To get its money back from the deal, Sun will be looking to turn Cobalt into a profitable part of its Network Service Provider organization as soon as possible. That shouldn't be too awfully hard to do, considering Cobalt had been on a pace to turn its first profits sometime next year, according to analysts. The company's top-line growth has been stellar recently, with revenues growing at about a 35% sequential rate in each of the past two quarters. With synergies expected on the research and development and sales and marketing fronts, Sun should be able to turn Cobalt into a new profit center fairly quickly.
The most obvious aspect of the deal (and, consequently, the angle that will be harped on the most by the mainstream business press today) is that Cobalt launches Sun into the market for low-end, pizza-box servers for Internet and applications service providers, where prices can get down to the $1,000 level. That's a strategic sea change from the high-end servers, such as the six-foot-tall Enterprise 10000, that have propelled Sun's financial results recently, thanks in part to price points that reach into the $1 million range. However, just because Sun is jumping into an area where the pricing environment isn't as lucrative as it is in the high end doesn't mean that the company can't build incremental value through Cobalt.
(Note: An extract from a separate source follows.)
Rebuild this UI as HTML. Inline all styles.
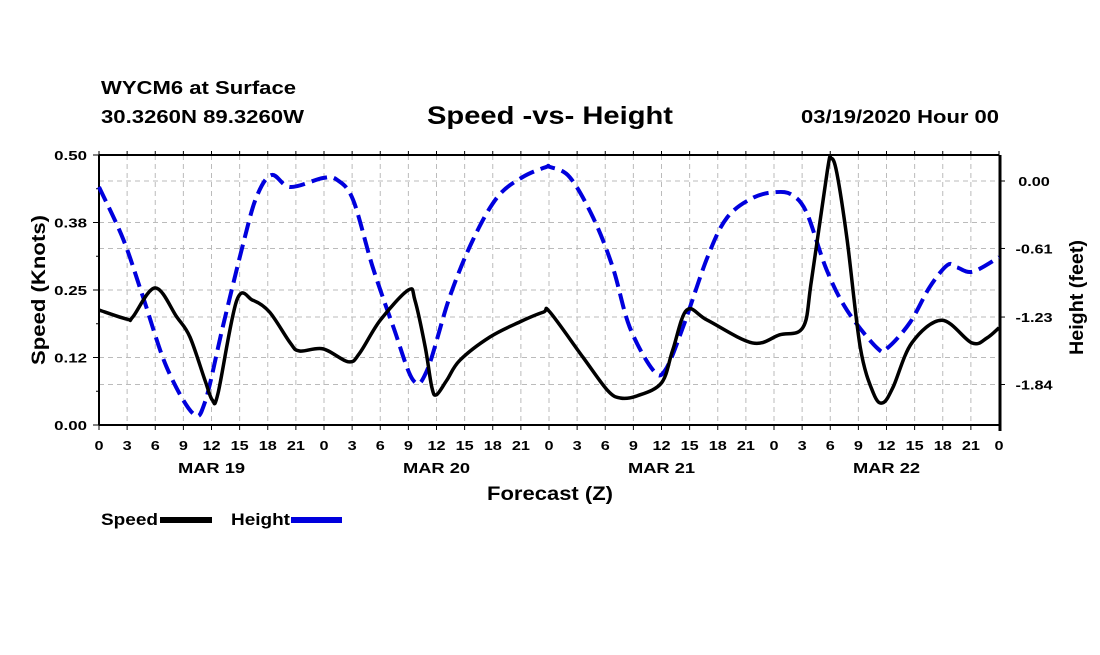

For the most part, Sun is making two kinds of bets by gobbling up Cobalt. First and foremost, Sun is staking out a presence in a fast-growing market that is still in its early stages of development. The thing to keep in mind is that Cobalt was making substantial inroads into the service provider market as an independent company, and its future growth prospects were already rosy to begin with. As part of the much larger Sun family, the penetration rate for Cobalt's products into the market should only accelerate, providing that there are no operational or product screwups under its new parental umbrella.
However, the much larger bet for Sun involves its belief in a systemic approach to the server market, where everything -- including microprocessors, storage, system software, and middleware -- will be rolled into an integrated hardware offering. Sun President and COO Ed Zander has called this model the "integrated stack," with the end-product being telephone dial-tone dependability for the Web. Cobalt is a mirror-image of Sun in this regard, as the firm's strategy has been to provide its purpose-built hardware along with optimized Linux-based operating software, software applications, and middleware, such as bandwidth management and clustering technology.
In contrast, companies such as Dell (Nasdaq: DELL) and Compaq (NYSE: CPQ) are taking a more layered architecture approach with their server appliance offerings compared to the integrated approach of Cobalt and Sun. Which of these contrasting views of the server world will result in the greatest amount of marketshare in the years to come is one of the major issues confronting investors at this point of the server appliance market's evolution.